Several world cities, notably New York, are built to a significant extent on oyster shells. Though many old middens have been harvested for their calcium, those that remain visible, or lie buried under city streets, testify to the prodigious appetite for oysters. For a creature with the consistency and durability of snot, the oyster proves surprisingly amenable to processing and transportation. Like herring, shucked oysters can be smoked, pickled or tinned. Unlike herring, unshucked ones can be packed wet and cold into barrels, and shipped long distances happily alive and unconscious of their prospective fate.

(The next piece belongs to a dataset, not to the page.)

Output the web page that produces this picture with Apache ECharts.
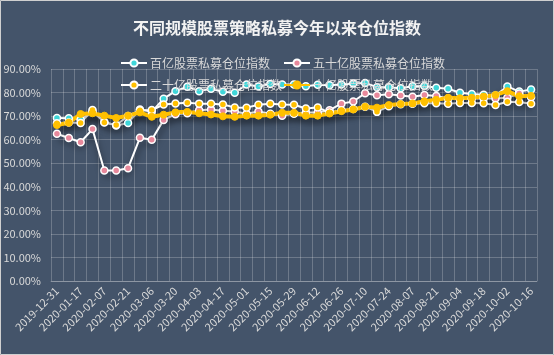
<!DOCTYPE html>
<html><head><meta charset="utf-8">
<script src="https://cdn.jsdelivr.net/npm/echarts@6/dist/echarts.min.js"></script>
<style>html,body{margin:0;padding:0;background:#44546a;}#c{width:554px;height:355px;}</style>
</head><body><div id="c"></div>
<script>
const categories = ["2019-12-31","2020-01-10","2020-01-17","2020-01-23","2020-02-07","2020-02-14","2020-02-21","2020-02-28","2020-03-06","2020-03-13","2020-03-20","2020-03-27","2020-04-03","2020-04-10","2020-04-17","2020-04-24","2020-05-01","2020-05-08","2020-05-15","2020-05-22","2020-05-29","2020-06-05","2020-06-12","2020-06-19","2020-06-26","2020-07-03","2020-07-10","2020-07-17","2020-07-24","2020-07-31","2020-08-07","2020-08-14","2020-08-21","2020-08-28","2020-09-04","2020-09-11","2020-09-18","2020-09-25","2020-10-02","2020-10-09","2020-10-16"];
const s100 = [69.2,69.1,68.5,72.0,67.5,66.0,67.1,72.8,71.8,77.4,80.6,82.5,80.6,81.6,80.3,79.9,83.4,82.6,83.6,83.4,83.4,82.7,83.3,83.1,83.4,83.8,84.1,82.3,82.2,81.8,82.7,82.8,82.0,81.6,79.9,79.4,79.1,78.8,82.6,80.4,81.3];
const s50 = [62.5,60.7,58.9,64.5,46.9,46.9,47.9,60.8,60.0,68.4,70.8,71.2,72.5,72.8,72.3,72.0,71.0,72.0,71.0,70.2,71.0,71.5,71.5,72.5,75.3,76.2,79.7,78.9,79.3,78.8,78.2,79.0,78.5,77.5,77.2,77.5,77.5,77.5,77.8,79.6,78.0];
const s20 = [67.0,67.3,67.1,72.6,67.3,66.2,70.0,72.5,72.6,74.9,75.4,75.7,75.3,75.2,74.9,73.7,73.6,74.8,75.2,74.9,74.8,73.2,73.7,71.5,72.5,73.0,74.0,71.8,74.2,75.0,75.2,75.5,75.5,75.3,75.6,75.6,75.5,74.7,76.1,76.0,75.2];
const s10 = [66.2,67.2,70.9,71.2,70.2,69.2,70.2,71.6,69.7,70.6,71.6,71.8,71.2,70.7,69.9,69.7,70.2,70.2,70.6,71.4,71.4,70.2,70.2,71.1,72.1,72.8,74.0,73.6,74.7,75.1,75.4,76.3,76.9,77.8,77.6,77.8,78.3,79.0,80.6,78.4,78.6];
const names = ["百亿股票私募仓位指数","五十亿股票私募仓位指数","二十亿股票私募仓位指数","十亿股票私募仓位指数"];
const yTicks = {min:0,max:90,interval:10};

const FONT = "'Noto Sans CJK SC', 'Noto Sans', sans-serif";
const txt = '#d9d9d9';
const grid = 'rgba(255,255,255,0.22)';
const shadow = {shadowColor:'rgba(0,0,0,0.55)', shadowBlur:6, shadowOffsetY:5, shadowOffsetX:1};

function thin(name, data, color){
  return {name, type:'line', data, symbol:'circle', symbolSize:7,
    lineStyle:Object.assign({color:'#ffffff', width:2}, shadow),
    itemStyle:{color:color, borderColor:'#ffffff', borderWidth:1.5},
    emphasis:{disabled:true}, animation:false};
}
function leg(name, left, top){
  return {data:[name], left, top, itemWidth:26, itemHeight:9, itemGap:0,
    textStyle:{color:txt, fontSize:12, fontFamily:FONT, padding:[0,0,0,-2]}, selectedMode:false};
}
const chart = echarts.init(document.getElementById('c'), null, {renderer:'canvas'});
chart.setOption({
  backgroundColor:'#44546a',
  textStyle:{fontFamily:FONT},
  title:{text:'不同规模股票策略私募今年以来仓位指数', left:'center', top:15,
    textStyle:{color:'#f2f2f2', fontSize:16, fontWeight:'bold', fontFamily:FONT}},
  legend:[leg(names[0],115,52), leg(names[1],278,52), leg(names[2],115,74), leg(names[3],278,74)],
  grid:{left:51, right:17, top:69, bottom:74},
  xAxis:{type:'category', data:categories, boundaryGap:true,
    axisLine:{lineStyle:{color:grid}}, axisTick:{show:false},
    splitLine:{show:true, interval:0, lineStyle:{color:grid, width:1}},
    axisLabel:{interval:1, rotate:45, color:txt, fontSize:11, fontFamily:FONT, margin:8}},
  yAxis:{type:'value', min:yTicks.min, max:yTicks.max, interval:yTicks.interval,
    axisLine:{show:false}, axisTick:{show:false},
    splitLine:{lineStyle:{color:grid}},
    axisLabel:{color:txt, fontSize:11, fontFamily:FONT, margin:10, formatter:v=>v.toFixed(2)+'%'}},
  graphic:[{type:'rect', shape:{x:0.5,y:0.5,width:553,height:354}, style:{fill:null, stroke:'#d0d0d0', lineWidth:1}, silent:true}],
  series:[
    thin(names[0], s100, '#3fd6d9'),
    thin(names[1], s50, '#e8899c'),
    thin(names[2], s20, '#ffc000'),
    {name:names[3], type:'line', data:s10, symbol:'circle', symbolSize:7,
      lineStyle:Object.assign({color:'#ffc000', width:4}, shadow),
      itemStyle:{color:'#ffc000', borderColor:'#ffc000', borderWidth:1},
      emphasis:{disabled:true}, animation:false}
  ]
});
</script></body></html>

Oysters can also be rendered into the great Chinese condiment, oyster sauce. Unlike lobster sauce, a sauce for lobster that you can put on other things (much as steak sauce contains no steak) oyster sauce is mostly oysters, concentrated to extreme heartiness. Use it advisedly, but use it liberally, in Chinese dishes.

Tillie concludes her book with some oyster recipes, including Hangtown Fry from San Francisco and Oysters Rockefeller, from anywhere and everywhere. The latter involves roasting oysters with some sort of greens (standing for the money of the Rockefellers?). The former involves frying breaded oysters and then scrambling some eggs around them. Appended are some excellent instructions on keeping, cleaning, and cooking oysters in general.

I won't be trying these recipes, because I have no good source for oysters. Restaurants have served raw oysters since the dawn of the railroad. Well before, if you were a Roman emperor at an inland villa, you could sample shellfish packed in Alpine snow). But dependable fresh oysters as far inland as Dallas these days are not to be had at bearable retail prices. And I don't think that the gloppy things we sometimes find shucked and tubbed from the supermarket would stand up to the Hangtown Fry treatment.

Oysters, I think, are something you should enjoy locally and opportunistically, when you are in an oyster area. Overfishing to feed huge packing industries destroyed the natural geography of the oyster, but humans have recreated that geography (often with recourse to oyster "seed" from halfway around the world). Go some place where they're recreating it and get a dozen on the half shell.

Tillie, Carolyn. Oyster: A global history. London: Reaktion, 2017.